Slash: Guns n' Roses was the result of only five guys that could have gotten along together, in Los Angeles, as a band. We all had the same dislike for what was going on currently in the early Eighties. We all had pretty much the same tastes - everything from Kiss to Thin Lizzy, and underground bands like Hanoi Rocks and the New York Dolls. Aerosmith broke up, heaven forbid. AC/DC lost Bon Scott. John Lennon was killed. And then all these plastic bands came out. We put a band together against all odds at a time when the environment didn't welcome us with open arms. We were against the grain to the point where even rock bands of our own peers didn't like us. We said, "Fuck you!" That's why we had such a violent attitude, I suppose. And we had bad habits, and this, that and the other. And then around that time other L.A. bands like Motley Crue, Dokken and Quiet Riot started to surface - we hated all of them.

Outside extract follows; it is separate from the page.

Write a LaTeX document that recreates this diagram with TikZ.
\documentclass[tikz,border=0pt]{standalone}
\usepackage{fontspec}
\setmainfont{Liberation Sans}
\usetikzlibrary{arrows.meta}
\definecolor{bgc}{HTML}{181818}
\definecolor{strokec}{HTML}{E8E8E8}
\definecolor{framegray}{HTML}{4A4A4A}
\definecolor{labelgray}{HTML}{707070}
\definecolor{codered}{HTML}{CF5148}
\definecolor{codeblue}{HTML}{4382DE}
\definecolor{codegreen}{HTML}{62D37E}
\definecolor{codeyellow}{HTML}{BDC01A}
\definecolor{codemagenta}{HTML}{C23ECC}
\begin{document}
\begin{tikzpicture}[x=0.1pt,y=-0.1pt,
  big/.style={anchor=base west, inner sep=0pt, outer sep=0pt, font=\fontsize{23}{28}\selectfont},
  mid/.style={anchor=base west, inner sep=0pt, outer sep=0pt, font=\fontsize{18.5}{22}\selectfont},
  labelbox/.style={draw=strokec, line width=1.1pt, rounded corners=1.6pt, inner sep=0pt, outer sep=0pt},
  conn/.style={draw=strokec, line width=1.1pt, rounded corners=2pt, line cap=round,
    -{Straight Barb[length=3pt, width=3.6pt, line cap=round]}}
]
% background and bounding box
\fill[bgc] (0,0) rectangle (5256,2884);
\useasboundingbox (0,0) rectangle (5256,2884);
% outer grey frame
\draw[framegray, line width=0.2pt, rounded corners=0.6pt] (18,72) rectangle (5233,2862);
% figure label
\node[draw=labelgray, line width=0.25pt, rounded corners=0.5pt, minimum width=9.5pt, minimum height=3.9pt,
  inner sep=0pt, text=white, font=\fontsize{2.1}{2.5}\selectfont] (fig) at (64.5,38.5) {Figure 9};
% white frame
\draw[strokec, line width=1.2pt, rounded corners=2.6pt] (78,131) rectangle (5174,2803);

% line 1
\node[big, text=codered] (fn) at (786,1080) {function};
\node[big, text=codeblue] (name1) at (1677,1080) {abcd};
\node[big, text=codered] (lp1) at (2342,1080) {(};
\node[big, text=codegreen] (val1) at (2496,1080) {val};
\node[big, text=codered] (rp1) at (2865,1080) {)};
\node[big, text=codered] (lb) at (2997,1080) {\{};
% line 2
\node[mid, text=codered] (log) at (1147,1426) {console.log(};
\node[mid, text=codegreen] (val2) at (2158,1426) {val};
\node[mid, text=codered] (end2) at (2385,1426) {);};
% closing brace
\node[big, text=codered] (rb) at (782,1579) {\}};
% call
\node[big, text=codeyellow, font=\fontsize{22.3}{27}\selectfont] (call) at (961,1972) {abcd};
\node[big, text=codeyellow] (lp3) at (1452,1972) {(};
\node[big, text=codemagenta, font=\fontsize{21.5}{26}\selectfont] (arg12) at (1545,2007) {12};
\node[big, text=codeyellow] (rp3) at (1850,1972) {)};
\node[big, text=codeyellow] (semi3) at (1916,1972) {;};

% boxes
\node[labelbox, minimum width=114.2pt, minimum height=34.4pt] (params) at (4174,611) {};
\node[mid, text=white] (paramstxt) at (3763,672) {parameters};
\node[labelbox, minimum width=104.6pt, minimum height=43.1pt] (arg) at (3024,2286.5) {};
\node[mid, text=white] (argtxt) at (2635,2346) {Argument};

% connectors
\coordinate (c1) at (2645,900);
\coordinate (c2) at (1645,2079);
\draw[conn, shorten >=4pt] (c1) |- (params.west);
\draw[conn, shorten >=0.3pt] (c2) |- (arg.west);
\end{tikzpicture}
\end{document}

When Guns got together we were doing our own thing, and for some reason we went from being way in the bottom of the barrel, under the barrel, actually, to becoming extremely popular. We attracted all different types of people with different musical tastes - we had punk and heavy metal people, the "hair" guys. We had pseudo-folk kind of people, some of the pop people. So on and so forth would come to our gigs for whatever reasons. I think we were more of a spectacle than anything. [laughs] Guns was a product of its time, but it was genuine and not just a fabricated thing.

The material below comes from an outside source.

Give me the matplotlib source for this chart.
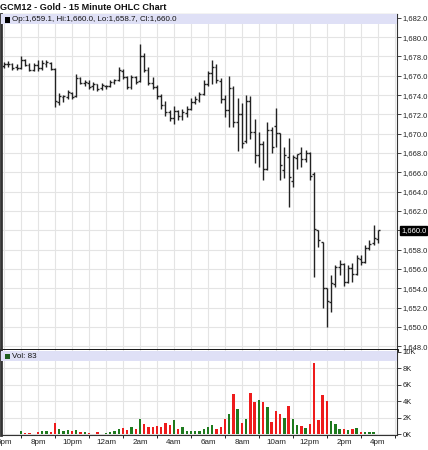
import matplotlib
matplotlib.use('Agg')
import matplotlib.pyplot as plt
import matplotlib.transforms as mtransforms
from matplotlib.patches import Rectangle
from matplotlib.ticker import FuncFormatter
import numpy as np

plt.rcParams['font.family'] = ['Liberation Sans', 'DejaVu Sans']

# 15 minute bars, 6pm .. 4pm
opens = [1677.0, 1677.2, 1677.2, 1676.9, 1676.8, 1677.6, 1677.1, 1676.6, 1677.1, 1676.8,
         1677.2, 1677.3, 1676.7, 1673.3, 1673.8, 1673.8, 1674.2, 1673.9, 1675.8, 1675.3,
         1675.3, 1674.9, 1675.1, 1674.7, 1674.9, 1674.9, 1675.4, 1675.6, 1676.5, 1675.9,
         1674.8, 1675.9, 1675.5, 1678.0, 1676.6, 1675.3, 1674.8, 1673.9, 1673.0, 1672.2,
         1671.6, 1672.4, 1671.8, 1672.1, 1672.6, 1673.3, 1673.5, 1674.1, 1675.2, 1676.3,
         1676.9, 1675.5, 1673.6, 1672.5, 1674.7, 1671.2, 1672.0, 1669.2, 1673.4, 1670.2,
         1667.8, 1668.9, 1666.3, 1670.4, 1670.8, 1670.1, 1666.2, 1667.6, 1665.1, 1667.5,
         1668.0, 1667.4, 1668.0, 1665.8, 1660.0, 1658.8, 1654.0, 1652.6, 1654.4, 1656.2,
         1656.5, 1654.6, 1656.1, 1655.5, 1657.0, 1656.7, 1658.2, 1658.7, 1659.1]
highs = [1677.4, 1677.5, 1677.3, 1677.2, 1678.1, 1677.7, 1677.3, 1677.3, 1677.6, 1677.6,
         1677.6, 1677.4, 1676.8, 1674.2, 1674.0, 1674.5, 1674.3, 1676.2, 1675.9, 1675.6,
         1675.6, 1675.4, 1675.2, 1675.3, 1675.0, 1675.6, 1675.7, 1676.9, 1676.7, 1676.0,
         1676.1, 1676.0, 1679.3, 1678.4, 1676.9, 1675.9, 1675.0, 1674.1, 1673.4, 1672.5,
         1672.9, 1672.5, 1672.6, 1672.9, 1673.7, 1673.9, 1674.3, 1675.6, 1676.5, 1677.6,
         1677.2, 1675.8, 1674.0, 1676.0, 1674.9, 1673.7, 1673.2, 1674.0, 1673.9, 1671.5,
         1670.2, 1669.2, 1671.2, 1670.7, 1672.7, 1670.1, 1668.6, 1669.6, 1667.8, 1667.9,
         1668.6, 1668.3, 1668.1, 1666.0, 1660.0, 1658.8, 1654.0, 1655.4, 1656.4, 1656.9,
         1656.6, 1656.4, 1656.6, 1657.4, 1657.4, 1658.5, 1659.0, 1660.5, 1660.0]
lows = [1676.8, 1676.9, 1676.6, 1676.6, 1676.7, 1677.0, 1676.5, 1676.5, 1676.5, 1676.6,
        1676.9, 1676.6, 1672.8, 1673.0, 1673.3, 1673.6, 1673.6, 1673.8, 1675.1, 1674.9,
        1674.6, 1674.5, 1674.4, 1674.5, 1674.6, 1674.8, 1675.1, 1675.5, 1675.7, 1674.6,
        1674.6, 1675.1, 1675.4, 1676.4, 1675.0, 1674.6, 1673.6, 1672.6, 1671.8, 1671.3,
        1671.0, 1671.4, 1671.4, 1671.7, 1672.5, 1673.1, 1673.3, 1674.0, 1674.9, 1675.1,
        1675.3, 1673.2, 1671.7, 1670.7, 1670.7, 1668.2, 1668.5, 1669.0, 1669.5, 1667.0,
        1666.6, 1665.2, 1666.2, 1668.0, 1668.6, 1665.2, 1665.4, 1662.4, 1664.5, 1666.3,
        1666.6, 1667.1, 1665.2, 1655.2, 1658.3, 1652.0, 1650.0, 1651.5, 1654.1, 1655.4,
        1654.2, 1654.5, 1654.6, 1655.4, 1656.4, 1656.6, 1658.0, 1658.5, 1658.7]
closes = [1677.2, 1677.2, 1676.8, 1676.8, 1677.6, 1677.1, 1676.6, 1677.1, 1676.8, 1677.3,
          1677.4, 1676.7, 1673.4, 1673.9, 1673.9, 1674.3, 1673.8, 1675.8, 1675.3, 1675.4,
          1674.8, 1675.1, 1674.6, 1675.0, 1674.9, 1675.4, 1675.6, 1676.6, 1675.9, 1674.8,
          1675.9, 1675.4, 1678.0, 1676.6, 1675.3, 1674.8, 1673.9, 1673.0, 1672.2, 1671.6,
          1672.4, 1671.8, 1672.2, 1672.6, 1673.3, 1673.6, 1674.1, 1675.2, 1676.3, 1676.9,
          1675.6, 1673.6, 1672.5, 1674.7, 1671.2, 1672.0, 1669.0, 1673.4, 1670.2, 1667.8,
          1668.9, 1666.3, 1670.4, 1668.6, 1670.1, 1666.8, 1667.8, 1665.5, 1667.6, 1667.9,
          1667.4, 1668.0, 1665.6, 1660.1, 1659.0, 1654.0, 1652.7, 1654.5, 1656.2, 1656.5,
          1654.6, 1656.1, 1655.5, 1657.1, 1656.7, 1658.2, 1658.6, 1659.2, 1660.0]
# volume in thousands
volume = [0.10, 0.06, 0.10, 0.10, 0.45, 0.15, 0.15, 0.10, 0.25, 0.35,
          0.40, 0.30, 1.40, 0.60, 0.45, 0.55, 0.40, 0.55, 0.30, 0.25,
          0.20, 0.10, 0.25, 0.10, 0.15, 0.30, 0.40, 0.70, 0.75, 0.55,
          0.90, 0.60, 1.80, 1.20, 0.85, 0.90, 1.00, 0.90, 1.40, 1.15,
          1.70, 0.70, 0.85, 0.45, 0.45, 0.45, 0.40, 0.70, 0.85, 1.10,
          0.70, 0.90, 1.80, 2.40, 4.90, 3.10, 1.40, 1.80, 5.00, 3.90,
          4.20, 3.90, 3.30, 1.50, 2.80, 2.50, 2.00, 3.40, 1.80, 1.10,
          1.00, 0.80, 1.20, 8.60, 1.70, 4.80, 4.00, 1.60, 1.20, 0.60,
          0.70, 0.50, 0.70, 0.80, 0.30, 0.25, 0.30, 0.30, 0.083]
time_labels = ['6pm', '8pm', '10pm', '12am', '2am', '4am', '6am', '8am', '10am', '12pm', '2pm', '4pm']

W, H = 428, 450
fig = plt.figure(figsize=(W / 100, H / 100), dpi=100)

def px_axes(x0, y0, x1, y1):
    return fig.add_axes([x0 / W, 1 - y1 / H, (x1 - x0) / W, (y1 - y0) / H])

ax = px_axes(1, 14, 397, 350)
axv = px_axes(1, 350, 397, 435)

n = len(closes)
idx = np.arange(n)
o, h, l, c = map(np.array, (opens, highs, lows, closes))

bar_col = '#222222'
ax.vlines(idx, l, h, color=bar_col, lw=1.0)
ax.hlines(o, idx - 0.45, idx, color=bar_col, lw=1.0)
ax.hlines(c, idx, idx + 0.45, color=bar_col, lw=1.0)

up = c >= o
vcols = np.where(up, '#1e7a1e', '#ee1c1c')
axv.bar(idx, volume, width=0.55, color=vcols, linewidth=0)

xlo, xhi = -0.7, 92.5
grid_col = '#e4e4e4'
for a in (ax, axv):
    a.set_xlim(xlo, xhi)
    a.set_xticks(np.arange(0, 93, 4), minor=False)
    a.grid(True, color=grid_col, lw=0.8)
    a.set_axisbelow(True)
    a.yaxis.tick_right()
    a.tick_params(axis='y', direction='out', length=3, width=0.6, pad=1,
                  labelsize=5.4, colors='#222222')
    for s in ('left', 'bottom', 'right', 'top'):
        a.spines[s].set_color('#333333')
        a.spines[s].set_linewidth(0.8)
    a.spines['left'].set_linewidth(2.0)

ax.set_ylim(1647.6, 1682.4)
ax.set_yticks(np.arange(1648, 1683, 2))
ax.yaxis.set_major_formatter(FuncFormatter(lambda v, p: f'{v:,.1f}'))
ax.tick_params(axis='x', length=0, labelbottom=False)
ax.spines['bottom'].set_linewidth(2.0)
ax.spines['bottom'].set_color('black')

axv.set_ylim(-0.08, 10.2)
axv.set_yticks(np.arange(0, 11, 2))
axv.yaxis.set_major_formatter(FuncFormatter(lambda v, p: f'{v:.0f}K'))
axv.spines['top'].set_visible(False)
axv.set_xticks(np.arange(0, 89, 8))
axv.set_xticks(np.arange(0, 93, 4), minor=True)
axv.grid(True, which='minor', axis='x', color=grid_col, lw=0.8)
axv.set_xticklabels(time_labels)
axv.tick_params(axis='x', length=0, pad=3, labelsize=5.8, colors='#222222')

# legend strips
strip = '#dfe0f6'
ax.add_patch(Rectangle((0, 1 - 10 / 336), 1, 10 / 336, transform=ax.transAxes,
                       facecolor=strip, edgecolor='none', zorder=3))
ax.add_patch(Rectangle((4 / 396, 1 - 8.5 / 336), 4.5 / 396, 5.5 / 336, transform=ax.transAxes,
                       facecolor='black', edgecolor='none', zorder=4))
ax.text(11 / 396, 1 - 5.2 / 336,
        f'Op:{opens[-1]:,.1f}, Hi:{highs[-1]:,.1f}, Lo:{lows[-1]:,.1f}, Cl:{closes[-1]:,.1f}',
        transform=ax.transAxes, fontsize=5.8, va='center', ha='left', color='#111111', zorder=5)

axv.add_patch(Rectangle((0, 1 - 11 / 85), 1, 10 / 85, transform=axv.transAxes,
                        facecolor=strip, edgecolor='none', zorder=3))
axv.add_patch(Rectangle((4 / 396, 1 - 9 / 85), 4.5 / 396, 5.5 / 85, transform=axv.transAxes,
                        facecolor='#1e5e1e', edgecolor='none', zorder=4))
axv.text(11 / 396, 1 - 6 / 85, f'Vol: {int(round(volume[-1] * 1000))}',
         transform=axv.transAxes, fontsize=5.8, va='center', ha='left', color='#111111', zorder=5)

# last price marker
trans = mtransforms.blended_transform_factory(ax.transAxes, ax.transData)
ax.text(1.01, closes[-1], f'{closes[-1]:,.1f}', transform=trans, fontsize=5.4, color='white',
        va='center', ha='left', zorder=6,
        bbox=dict(boxstyle='square,pad=0.15', facecolor='black', edgecolor='black'))

fig.text(0.0, 1 - 7 / H, 'GCM12 - Gold - 15 Minute OHLC Chart', fontsize=6.6,
         fontweight='bold', va='center', ha='left', color='#111111')

fig.savefig('out.png', dpi=100)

Joe: Guns n' Roses debut album, Appetite for Destruction, has to this day sold more than 15 million copies in the U.S. alone. You must certainly be proud to have an album that has been certified platinum 15 times!

Slash: I didn't think the album was going to sell even 15 copies. [laughs] I didn't know a platinum record signified that your album sold a million units. Back in the Eighties, record-industry producers tried to impress us by showing us their collection of gold and platinum records. We were like, "Do you have anymore Jack Daniels?" [laughs] But don't get me wrong - when we did make it big, it was great. But when all was said and done, we were told that we had to invest our earnings in a home. And from then on, everything took a whole weird direction. That's when everybody in the band moved into different houses and bought cars. Speaking on my own behalf, as long as there were tour dates ahead, or a record or video to be made, I was happy.

Joe: How do you perceive your music with Snakepit in the scheme of what's going on in music today?

Slash: Rock & roll is currently going through another one of those periods of how it was like when Guns first started. There's nothing happening now that I can really relate to. I'm just going to do what I do regardless. I'm really proud of the new Snakepit album. It was a real accomplishment to put together a band with a bunch of guys who all get along. That's not an easy task, believe me.

Joe: So you really don't like any new bands these days?

Slash: The only tolerable thing I can listen to is the radio. As far as the video medium, I end up watching the most depressing VH1 Behind the Music things about rock stars I listened to while growing up. As far as new music, I went to see Kid Rock, and I liked it; the guy's got balls, stamina and an attitude that's real. I like Rage Against the Machine because it's brash. I've never really understood the whole thing about Korn from a musical point of view. Because I listen to music for music's sake, even though I love attitude. I can't understand why you would take the tone out of the music and just make it this crunchy thing that sounds like what it might sound like inside a sausage grinder. But then again, if you'd compare what I do to, say, the London Philharmonic, it might be the same extreme.

Joe: Why haven't we seen a Behind the Music on Guns n' Roses? That would be interesting.

Slash: VH1 hasn't approached me about it, but I'm sure they have enough information that it will come around at some point. But I'm not gonna be one to stand behind it and say, "Yeah - go ahead. Do the Guns story." Please, I don't want to hear it.